Линли не ответил, так как подозревал, что слова «наблюдение за состоянием пациента» – это медицинский эвфемизм, означающий ожидание подходящего момента для отключения систем жизнеобеспечения. Сидя напротив Хейверс за столом, на котором стояли две чашки кофе – черный эспрессо для Линли и кофе с молоком, сахаром и шоколадной крошкой для Барбары, Линли вытащил из кармана носовой платок и развернул его на столе, открывая взору констебля его содержимое.
– Сейчас у нас есть только вот это, – сказал он, указывая на осколки стекла, собранные им на краю тротуара на Кредитон-хилл.
– Стекло от фары? – спросила Хейверс, внимательно изучив осколки.
– Вряд ли, если учесть, где я их нашел. А нашел я их под кустом.
– Тогда это может быть чем угодно, а для нас – ничем.
– Знаю, – уныло вздохнул Линли.
– А где Уинни? Он что-нибудь нашел, инспектор?
– Он идет по следу Кати Вольф.
Линли передал ей все, о чем ранее докладывал ему Нката.

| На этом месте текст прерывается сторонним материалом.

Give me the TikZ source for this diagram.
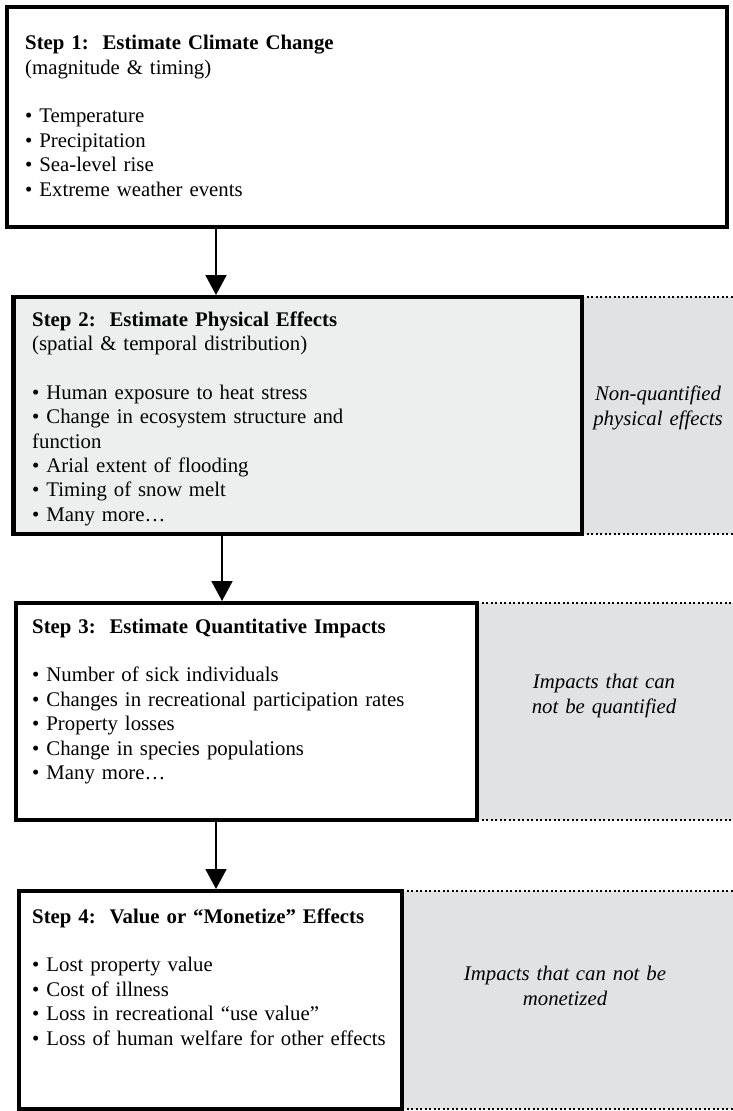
\documentclass[tikz,border=0pt]{standalone}
\usepackage{fontspec}
\setmainfont{Liberation Serif}
\usetikzlibrary{arrows.meta,positioning}
\definecolor{stepgrey}{HTML}{EDEFEE}
\definecolor{sidegrey}{HTML}{E1E2E4}

\begin{document}
\begin{tikzpicture}[x=1pt, y=-1pt, >={Triangle[length=20pt,width=21pt]},
  every node/.style={font=\fontsize{20.8}{24.4}\selectfont},
  stepbox/.style={draw, line width=4.5pt, inner sep=0pt, outer sep=0pt, anchor=north west},
  sidebox/.style={fill=sidegrey, inner sep=0pt, outer sep=0pt, anchor=north west},
  steptext/.style={anchor=base west, align=left, text width=450pt, inner sep=0pt},
  sidetext/.style={anchor=base, align=center, inner sep=0pt, font=\fontsize{20.8}{25}\selectfont\itshape},
  dotline/.style={line width=2pt, dash pattern=on 2pt off 2.5pt},
  flow/.style={->, line width=2pt, shorten >=2pt}]
  \useasboundingbox (0,0) rectangle (733,1111);

  \node[sidebox, minimum width=151pt, minimum height=237pt] (side2) at (582,297) {};
  \node[sidebox, minimum width=256pt, minimum height=217pt] (side3) at (477,603) {};
  \node[sidebox, minimum width=331pt, minimum height=218pt] (side4) at (402,891) {};

  \node[stepbox, fill=white, minimum width=720pt, minimum height=220pt] (box1) at (7,7) {};
  \node[stepbox, fill=stepgrey, minimum width=568.5pt, minimum height=237pt] (box2) at (13.5,297) {};
  \node[stepbox, fill=white, minimum width=461pt, minimum height=217pt] (box3) at (16,603) {};
  \node[stepbox, fill=white, minimum width=383pt, minimum height=218pt] (box4) at (19,891) {};

  \draw[dotline] (side2.north west) -- (side2.north east) (side2.south west) -- (side2.south east);
  \draw[dotline] (side3.north west) -- (side3.north east) (side3.south west) -- (side3.south east);
  \draw[dotline] (side4.north west) -- (side4.north east) (side4.south west) -- (side4.south east);

  \node[steptext] (text1) at (25,49.6) {\textbf{Step 1:\ \ Estimate Climate Change}\\(magnitude \& timing)\\[24.4pt]• Temperature\\• Precipitation\\• Sea-level rise\\• Extreme weather events};
  \node[steptext] (text2) at (32,326) {\textbf{Step 2:\ \ Estimate Physical Effects}\\(spatial \& temporal distribution)\\[24.4pt]• Human exposure to heat stress\\• Change in ecosystem structure and\\function\\• Arial extent of flooding\\• Timing of snow melt\\• Many more…};
  \node[steptext] (text3) at (32,633) {\textbf{Step 3:\ \ Estimate Quantitative Impacts}\\[24.4pt]• Number of sick individuals\\• Changes in recreational participation rates\\• Property losses\\• Change in species populations\\• Many more…};
  \node[steptext] (text4) at (32,923) {\textbf{Step 4:\ \ Value or “Monetize” Effects}\\[24.4pt]• Lost property value\\• Cost of illness\\• Loss in recreational “use value”\\• Loss of human welfare for other effects};

  \node[sidetext, text width=150pt] (note2) at (658,400) {Non-quantified\\physical effects};
  \node[sidetext, text width=250pt] (note3) at (604,688) {Impacts that can\\not be quantified};
  \node[sidetext, text width=320pt] (note4) at (565,980) {Impacts that can not be\\monetized};

  \coordinate (col1) at (216,0);
  \coordinate (col2) at (222,0);
  \coordinate (col3) at (216,0);
  \draw[flow] (box1.south -| col1) -- (box2.north -| col1);
  \draw[flow] (box2.south -| col2) -- (box3.north -| col2);
  \draw[flow] (box3.south -| col3) -- (box4.north -| col3);
\end{tikzpicture}
\end{document}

– Так вы склоняетесь к тому, что это дело рук Кати Вольф? – спросила Барбара. – Потому что, как я уже говорила…
– Помню-помню. Если убийца – Катя, то действовала она не из-за сына. Тогда какой у нее может быть мотив?
– Месть? Возможно, ее подставили, инспектор?
– А Уэбберли тоже входит в число подставивших? Господи, не хотел бы я так думать.
– Но ведь у него был роман с Юджинией Дэвис, то есть… – Хейверс поднесла чашку с кофе ко рту, но не отпила, а взглянула на инспектора поверх пышной пены. – Я не утверждаю, что он сделал это намеренно, сэр. Но если он был влюблен, то мог потерять объективность, мог… мог поверить под влиянием… В таком плане.
– Но тогда в то же самое должны были поверить и следователи, и присяжные, и судья, – продолжил ее мысль Линли.
– Подобное случается, – парировала Хейверс. – И не так уж редко, как вам отлично известно.
– Хорошо. Принято. Но почему она молчала? Если улики были сфабрикованными, а показания в суде – ложными, почему она не встала и не заявила об этом?
– Мы снова пришли к ее непонятному молчанию, – вздохнула Барбара. – Мы вечно упираемся в него.
– Да. – Линли достал из нагрудного кармана карандаш. С его помощью он стал двигать по платку стеклянные осколки. – Для фары стекло слишком тонкое, – поделился он своими выводами. – Если бы фары делали из такого стекла, то они разлетались бы вдребезги от первого же удара галькой на трассе.
– Разбитое стекло в кустах? – задумалась Хейверс. – Может, от бутылки? Кто-нибудь шел в гости с бутылкой виски под мышкой. А перед этим уже принял на грудь, вот и споткнулся. Бутылка падает, разбивается, и он ногой отбрасывает осколки в сторону.
– Все куски ровные, – возразил Линли. – Взгляните на самые большие из них. Они абсолютно плоские.
– Ладно. Действительно плоские. Но если вы пытаетесь привязать эти осколки к нашим главным действующим лицам, то проще было бы найти иголку в стогу сена.
Линли понимал, что Хейверс права. Он завязал осколки в платок, спрятал их в карман пальто и погрузился в размышления. Пальцами он рассеянно водил по краю чашки, где остывал эспрессо. Хейверс тем временем расправилась со своим pain au chocolat; к ее верхней губе пристали крошки от съеденного с кофе пирожного.